Commence alors l’histoire proprement dite de ces femmes américaines qui, dans les années 60 ont été prises du désir de devenir cosmonautes. Elles étaient pilotes de ligne et ont pu ainsi accéder au programme « Mercury 13 » qui consistait  à tester la capacité des femmes à pouvoir aller dans l’espace. Elles s’y sont adonnées avec l’espoir de faire partie un jour d’un de ces vols. Mais, si leur réussite aux tests fut un succès, il leur restait à être autorisées à suivre l’entraînement pour devenir pilote d’essai, condition indispensable pour prétendre à être sélectionné pour l’espace ce qui, au final, leur fut refusé et, malgré leur demandes d’explication et leur insistance auprès de toutes les instances, jusqu’au congrès, il n’y eut rien à faire.

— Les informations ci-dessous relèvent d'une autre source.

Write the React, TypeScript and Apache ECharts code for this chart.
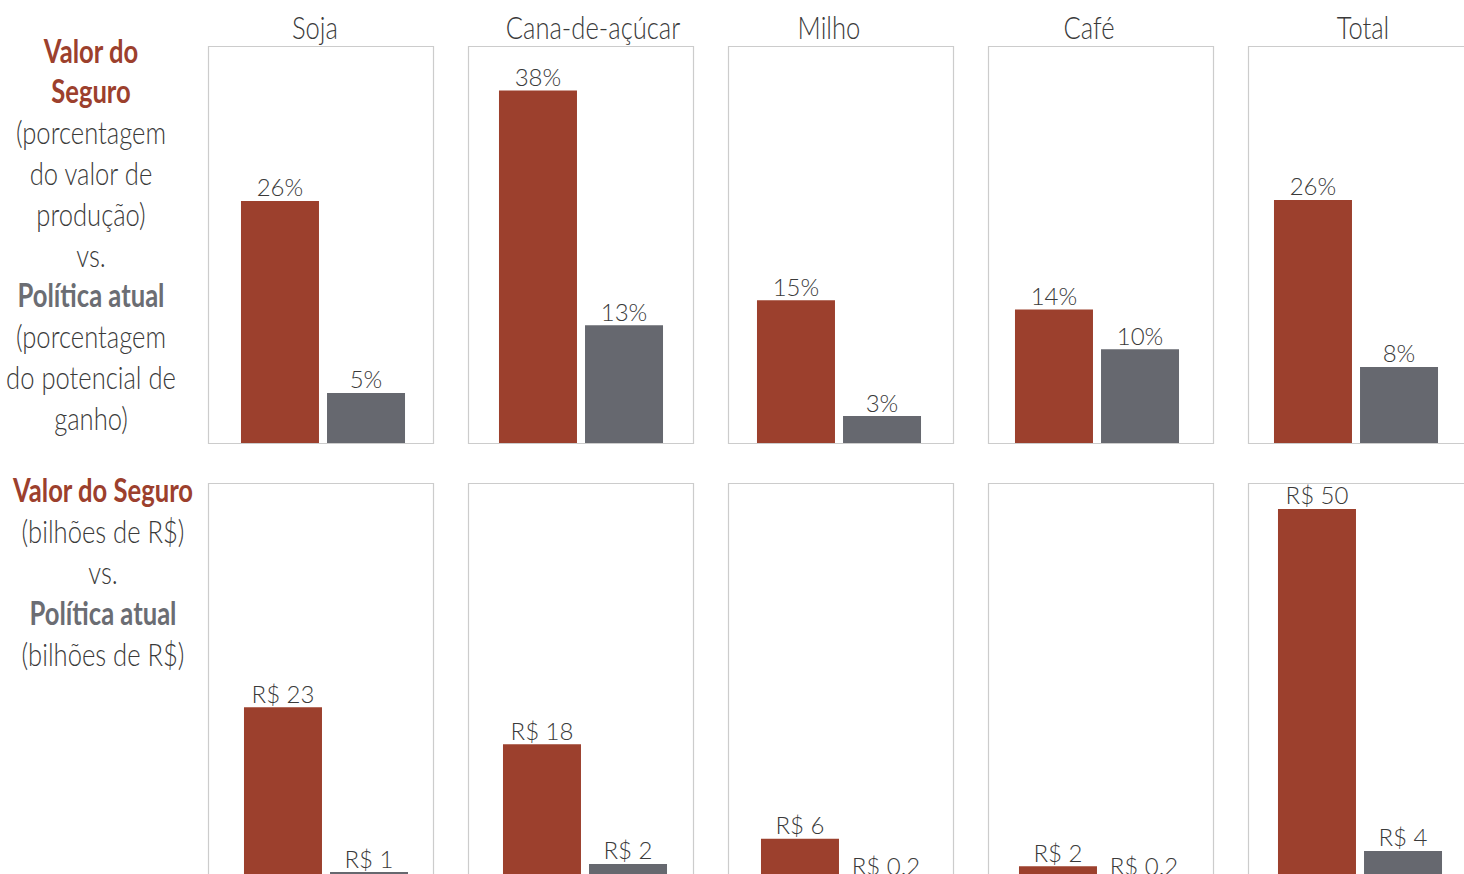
import React, { useEffect, useRef } from "react";
import * as echarts from "echarts";

const crops = ["Soja", "Cana-de-açúcar", "Milho", "Café", "Total"];
// Top row: percentage of production value (Valor do Seguro) vs current policy (Política atual)
const pctSeguro = [26.1, 38, 15.4, 14.4, 26.2];
const pctPolitica = [5.4, 12.7, 2.9, 10.1, 8.2];
// Bottom row: billions of R$
const bilSeguro = [23.4, 18.4, 5.7, 2.0, 50.1];
const bilPolitica = [1.2, 2.3, 0.2, 0.2, 4.05];

const RED = "#9c402d";
const GRAY = "#66686f";
const TEXT = "#3a3a3a";
const FONT = "Lato, 'Open Sans', sans-serif";
const SX = 0.8;

const topLines: [string, string][] = [
  ["Valor do", "red"],
  ["Seguro", "red"],
  ["(porcentagem", "n"],
  ["do valor de", "n"],
  ["produção)", "n"],
  ["vs.", "n"],
  ["Política atual", "gray"],
  ["(porcentagem", "n"],
  ["do potencial de", "n"],
  ["ganho)", "n"],
];
const bottomLines: [string, string][] = [
  ["Valor do Seguro", "red"],
  ["(bilhões de R$)", "n"],
  ["vs.", "n"],
  ["Política atual", "gray"],
  ["(bilhões de R$)", "n"],
];

const titleX = [315, 593, 829, 1089, 1363];
const topCenters = [323, 581, 839, 1097, 1356];
const bottomCenters = [326, 585, 843, 1101, 1360];

function pctFmt(v: number) {
  return Math.round(v) + "%";
}
function brlFmt(v: number) {
  return "R$ " + (v >= 1 ? String(Math.round(v)) : v.toFixed(1));
}

export default function App() {
  const ref = useRef<HTMLDivElement>(null);
  useEffect(() => {
    if (!ref.current) return;
    const chart = echarts.init(ref.current, undefined, { renderer: "svg" });
    const grids: any[] = [];
    const xAxes: any[] = [];
    const yAxes: any[] = [];
    const series: any[] = [];
    const graphics: any[] = [];

    const rows = [
      { centers: topCenters, top: 46, height: 397, max: 42.8, a: pctSeguro, b: pctPolitica, fmt: pctFmt },
      { centers: bottomCenters, top: 483, height: 398, max: 53.6, a: bilSeguro, b: bilPolitica, fmt: brlFmt },
    ];
    rows.forEach((row, r) => {
      crops.forEach((c, i) => {
        const idx = grids.length;
        grids.push({ left: row.centers[i] - 112.5, top: row.top, width: 225, height: row.height, show: false });
        xAxes.push({ type: "category", data: [c], gridIndex: idx, show: false });
        yAxes.push({ type: "value", min: 0, max: row.max, gridIndex: idx, show: false });
        const lbl = {
          show: true,
          position: "top",
          distance: 2,
          fontFamily: FONT,
          fontWeight: 300,
          fontSize: 24,
          color: TEXT,
          formatter: (p: any) => row.fmt(p.value),
        };
        series.push({
          type: "bar",
          xAxisIndex: idx,
          yAxisIndex: idx,
          data: [row.a[i]],
          barWidth: 78,
          barGap: "10.3%",
          itemStyle: { color: RED },
          label: lbl,
        });
        series.push({
          type: "bar",
          xAxisIndex: idx,
          yAxisIndex: idx,
          data: [row.b[i]],
          barWidth: 78,
          barGap: "10.3%",
          itemStyle: { color: GRAY },
          label: lbl,
        });
        // panel frame
        graphics.push({
          type: "rect",
          z: -1,
          shape: { x: 208.5 + 260 * i, y: row.top + 0.5, width: 225, height: r === 0 ? row.height : 500 },
          style: { fill: "none", stroke: "#cccccc", lineWidth: 1.2 },
        });
      });
    });

    crops.forEach((c, i) => {
      graphics.push({
        type: "text",
        x: titleX[i],
        y: 26,
        scaleX: SX,
        style: {
          text: c,
          fontFamily: FONT,
          fontWeight: 300,
          fontSize: 32,
          fill: TEXT,
          textAlign: "center",
          textVerticalAlign: "middle",
        },
      });
    });

    const lineStyle = (kind: string) =>
      kind === "red"
        ? { fill: RED, fontWeight: "bold" }
        : kind === "gray"
        ? { fill: "#6b6d73", fontWeight: "bold" }
        : { fill: TEXT, fontWeight: 300 };

    topLines.forEach(([t, k], i) => {
      graphics.push({
        type: "text",
        x: 91,
        y: 50 + 40.8 * i,
        scaleX: SX,
        style: { text: t, fontFamily: FONT, fontSize: 32, textAlign: "center", textVerticalAlign: "middle", ...lineStyle(k) },
      });
    });
    bottomLines.forEach(([t, k], i) => {
      graphics.push({
        type: "text",
        x: 103,
        y: 489 + 41 * i,
        scaleX: SX,
        style: { text: t, fontFamily: FONT, fontSize: 32, textAlign: "center", textVerticalAlign: "middle", ...lineStyle(k) },
      });
    });

    chart.setOption({
      animation: false,
      backgroundColor: "#ffffff",
      grid: grids,
      xAxis: xAxes,
      yAxis: yAxes,
      series,
      graphic: graphics,
    });
    return () => chart.dispose();
  }, []);
  return <div ref={ref} style={{ position: "fixed", left: 0, top: 0, width: 1540, height: 940 }} />;
}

Si leur parcours tel qu’on peut en suivre les traces et les péripéties au fil de leurs récits, témoignent de leurs désirs, de leur volonté, de leur ténacité, et du leur courage face à l’ adversité, il démontre que la misogynie et le patriarcat étaient encore bien implantés dans les mentalités de ces années-là.

Si tout cela nous a tenus en haleine et bouleversés c’est aussi en raison de la sublime interprétation qui en est faite. Astrophysiciennes ou cosmonautes, les comédiennes endossent ces fonctions avec une sincérité qui nous les rend proches et défie le temps pour nous plonger dans » les années spoutniks » où l’émerveillement était de mise devant ces exploits que constituaient ces envois de fusées soviétiques et américaines avec animaux puis bientôt humain, Gagarine devenant  un super héros ! Et nous allons les suivre et partager les péripéties de cet envoûtement, donnant à entendre et à voir leur implication totale dans cette aventure grâce à un jeu où elles se donnent, on pourrait dire « corps et âme », faisant preuve d’un travail corporel remarquable qui nous amuse et nous stupéfie à la fois. Ne les voit-on pas en phase d’entrainement se livrer avec énergie à des exercices physiques intenses et bien rythmés avant de retrouver l’une ou l’autre escaladant le mur, se hissant sur un trapèze simulant ces postures caractéristiques des astronautes, des mises en jeu performatives  accompagnées de projections vidéo situant les événements dans leur époque (Quentin Vigier) comme  les costumes d’époque également signés Camille Vallat. Les lumières de Mathilde Chamoux, comme le son de Samuel Favart-Mikcha contribuent grandement à nous transporter dans cette époque exceptionnelle.

Un spectacle  qui sait de façon pertinente allier le théâtre, le cirque, la danse (chorégraphie Leïla Ka) pour nous  montrer un moment de l’histoire peu répertorié au théâtre et nous conduit avec bonheur à une réflexion sur l’espace et le temps, sur l’avenir de notre planète si minuscule dans l’immensité du cosmos mais si précieuse  puisque, pour le moment, elle seule y montre la vie.